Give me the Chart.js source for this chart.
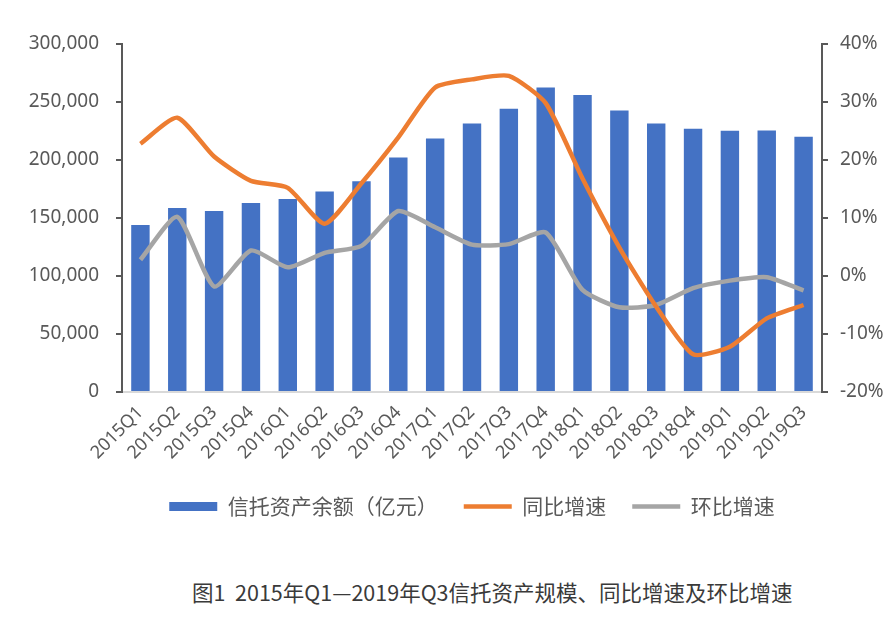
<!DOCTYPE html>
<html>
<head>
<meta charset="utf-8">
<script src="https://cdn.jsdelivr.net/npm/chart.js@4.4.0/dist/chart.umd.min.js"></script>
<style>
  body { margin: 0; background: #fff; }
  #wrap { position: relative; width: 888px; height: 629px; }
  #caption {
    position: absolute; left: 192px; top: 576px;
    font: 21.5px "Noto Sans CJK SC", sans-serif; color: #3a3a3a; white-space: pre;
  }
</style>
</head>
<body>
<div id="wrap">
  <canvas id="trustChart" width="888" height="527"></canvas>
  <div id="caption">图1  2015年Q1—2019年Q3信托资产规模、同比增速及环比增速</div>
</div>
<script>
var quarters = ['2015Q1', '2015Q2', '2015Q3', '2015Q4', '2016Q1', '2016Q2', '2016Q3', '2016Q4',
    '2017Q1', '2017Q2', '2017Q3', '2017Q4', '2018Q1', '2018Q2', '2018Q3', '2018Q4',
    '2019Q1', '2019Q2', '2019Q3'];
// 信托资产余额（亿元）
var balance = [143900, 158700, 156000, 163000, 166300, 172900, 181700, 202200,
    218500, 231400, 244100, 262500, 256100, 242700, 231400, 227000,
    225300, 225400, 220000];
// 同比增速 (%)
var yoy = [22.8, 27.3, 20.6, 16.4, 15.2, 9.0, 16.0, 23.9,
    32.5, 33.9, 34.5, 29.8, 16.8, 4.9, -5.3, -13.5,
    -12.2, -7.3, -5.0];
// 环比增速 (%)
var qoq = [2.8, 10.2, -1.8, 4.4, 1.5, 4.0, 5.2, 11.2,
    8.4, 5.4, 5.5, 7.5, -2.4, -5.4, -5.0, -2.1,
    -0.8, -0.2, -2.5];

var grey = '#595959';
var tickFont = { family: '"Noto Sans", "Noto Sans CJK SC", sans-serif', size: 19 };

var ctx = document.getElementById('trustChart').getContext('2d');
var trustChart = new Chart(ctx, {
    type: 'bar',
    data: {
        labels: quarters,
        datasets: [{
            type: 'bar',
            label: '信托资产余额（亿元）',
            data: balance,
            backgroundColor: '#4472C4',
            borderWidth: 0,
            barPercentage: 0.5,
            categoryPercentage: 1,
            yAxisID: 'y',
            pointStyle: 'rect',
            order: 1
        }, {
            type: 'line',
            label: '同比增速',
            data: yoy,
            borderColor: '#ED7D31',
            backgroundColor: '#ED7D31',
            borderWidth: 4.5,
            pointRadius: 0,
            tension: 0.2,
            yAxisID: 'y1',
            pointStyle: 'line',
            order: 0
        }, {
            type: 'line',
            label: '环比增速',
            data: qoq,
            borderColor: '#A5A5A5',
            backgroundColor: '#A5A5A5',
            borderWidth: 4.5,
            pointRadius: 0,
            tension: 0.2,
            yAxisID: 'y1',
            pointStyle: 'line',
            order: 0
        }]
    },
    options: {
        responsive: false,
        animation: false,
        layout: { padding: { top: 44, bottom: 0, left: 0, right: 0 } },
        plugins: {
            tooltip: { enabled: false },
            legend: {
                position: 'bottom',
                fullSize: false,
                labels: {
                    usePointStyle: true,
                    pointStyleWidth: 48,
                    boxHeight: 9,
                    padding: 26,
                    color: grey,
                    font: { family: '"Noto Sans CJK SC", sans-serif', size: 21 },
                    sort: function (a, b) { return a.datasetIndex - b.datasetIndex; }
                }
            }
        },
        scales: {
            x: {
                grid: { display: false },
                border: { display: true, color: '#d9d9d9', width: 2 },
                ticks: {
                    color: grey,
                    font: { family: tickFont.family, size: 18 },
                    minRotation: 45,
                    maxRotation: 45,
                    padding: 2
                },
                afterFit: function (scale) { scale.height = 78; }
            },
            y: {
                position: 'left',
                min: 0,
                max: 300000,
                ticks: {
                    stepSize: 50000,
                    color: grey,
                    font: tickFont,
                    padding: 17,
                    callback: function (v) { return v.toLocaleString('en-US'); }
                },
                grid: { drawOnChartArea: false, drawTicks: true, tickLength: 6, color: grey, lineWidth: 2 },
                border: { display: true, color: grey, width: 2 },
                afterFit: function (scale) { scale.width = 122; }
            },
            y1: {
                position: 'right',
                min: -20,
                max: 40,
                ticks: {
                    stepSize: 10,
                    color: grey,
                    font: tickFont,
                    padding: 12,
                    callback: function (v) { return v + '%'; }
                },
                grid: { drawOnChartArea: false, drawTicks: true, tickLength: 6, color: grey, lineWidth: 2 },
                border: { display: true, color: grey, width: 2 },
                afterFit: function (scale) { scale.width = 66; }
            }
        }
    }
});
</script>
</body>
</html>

========================

### DIRECTION
Set the listing down in full and exactly. Pictures within it should not appear in the copy.

### WORKED SOLUTION
Give me the Chart.js source for this chart.
<!DOCTYPE html>
<html>
<head>
<meta charset="utf-8">
<script src="https://cdn.jsdelivr.net/npm/chart.js@4.4.0/dist/chart.umd.min.js"></script>
<style>
  body { margin: 0; background: #fff; }
  #wrap { position: relative; width: 888px; height: 629px; }
  #caption {
    position: absolute; left: 192px; top: 576px;
    font: 21.5px "Noto Sans CJK SC", sans-serif; color: #3a3a3a; white-space: pre;
  }
</style>
</head>
<body>
<div id="wrap">
  <canvas id="trustChart" width="888" height="527"></canvas>
  <div id="caption">图1  2015年Q1—2019年Q3信托资产规模、同比增速及环比增速</div>
</div>
<script>
var quarters = ['2015Q1', '2015Q2', '2015Q3', '2015Q4', '2016Q1', '2016Q2', '2016Q3', '2016Q4',
    '2017Q1', '2017Q2', '2017Q3', '2017Q4', '2018Q1', '2018Q2', '2018Q3', '2018Q4',
    '2019Q1', '2019Q2', '2019Q3'];
// 信托资产余额（亿元）
var balance = [143900, 158700, 156000, 163000, 166300, 172900, 181700, 202200,
    218500, 231400, 244100, 262500, 256100, 242700, 231400, 227000,
    225300, 225400, 220000];
// 同比增速 (%)
var yoy = [22.8, 27.3, 20.6, 16.4, 15.2, 9.0, 16.0, 23.9,
    32.5, 33.9, 34.5, 29.8, 16.8, 4.9, -5.3, -13.5,
    -12.2, -7.3, -5.0];
// 环比增速 (%)
var qoq = [2.8, 10.2, -1.8, 4.4, 1.5, 4.0, 5.2, 11.2,
    8.4, 5.4, 5.5, 7.5, -2.4, -5.4, -5.0, -2.1,
    -0.8, -0.2, -2.5];

var grey = '#595959';
var tickFont = { family: '"Noto Sans", "Noto Sans CJK SC", sans-serif', size: 19 };

var ctx = document.getElementById('trustChart').getContext('2d');
var trustChart = new Chart(ctx, {
    type: 'bar',
    data: {
        labels: quarters,
        datasets: [{
            type: 'bar',
            label: '信托资产余额（亿元）',
            data: balance,
            backgroundColor: '#4472C4',
            borderWidth: 0,
            barPercentage: 0.5,
            categoryPercentage: 1,
            yAxisID: 'y',
            pointStyle: 'rect',
            order: 1
        }, {
            type: 'line',
            label: '同比增速',
            data: yoy,
            borderColor: '#ED7D31',
            backgroundColor: '#ED7D31',
            borderWidth: 4.5,
            pointRadius: 0,
            tension: 0.2,
            yAxisID: 'y1',
            pointStyle: 'line',
            order: 0
        }, {
            type: 'line',
            label: '环比增速',
            data: qoq,
            borderColor: '#A5A5A5',
            backgroundColor: '#A5A5A5',
            borderWidth: 4.5,
            pointRadius: 0,
            tension: 0.2,
            yAxisID: 'y1',
            pointStyle: 'line',
            order: 0
        }]
    },
    options: {
        responsive: false,
        animation: false,
        layout: { padding: { top: 44, bottom: 0, left: 0, right: 0 } },
        plugins: {
            tooltip: { enabled: false },
            legend: {
                position: 'bottom',
                fullSize: false,
                labels: {
                    usePointStyle: true,
                    pointStyleWidth: 48,
                    boxHeight: 9,
                    padding: 26,
                    color: grey,
                    font: { family: '"Noto Sans CJK SC", sans-serif', size: 21 },
                    sort: function (a, b) { return a.datasetIndex - b.datasetIndex; }
                }
            }
        },
        scales: {
            x: {
                grid: { display: false },
                border: { display: true, color: '#d9d9d9', width: 2 },
                ticks: {
                    color: grey,
                    font: { family: tickFont.family, size: 18 },
                    minRotation: 45,
                    maxRotation: 45,
                    padding: 2
                },
                afterFit: function (scale) { scale.height = 78; }
            },
            y: {
                position: 'left',
                min: 0,
                max: 300000,
                ticks: {
                    stepSize: 50000,
                    color: grey,
                    font: tickFont,
                    padding: 17,
                    callback: function (v) { return v.toLocaleString('en-US'); }
                },
                grid: { drawOnChartArea: false, drawTicks: true, tickLength: 6, color: grey, lineWidth: 2 },
                border: { display: true, color: grey, width: 2 },
                afterFit: function (scale) { scale.width = 122; }
            },
            y1: {
                position: 'right',
                min: -20,
                max: 40,
                ticks: {
                    stepSize: 10,
                    color: grey,
                    font: tickFont,
                    padding: 12,
                    callback: function (v) { return v + '%'; }
                },
                grid: { drawOnChartArea: false, drawTicks: true, tickLength: 6, color: grey, lineWidth: 2 },
                border: { display: true, color: grey, width: 2 },
                afterFit: function (scale) { scale.width = 66; }
            }
        }
    }
});
</script>
</body>
</html>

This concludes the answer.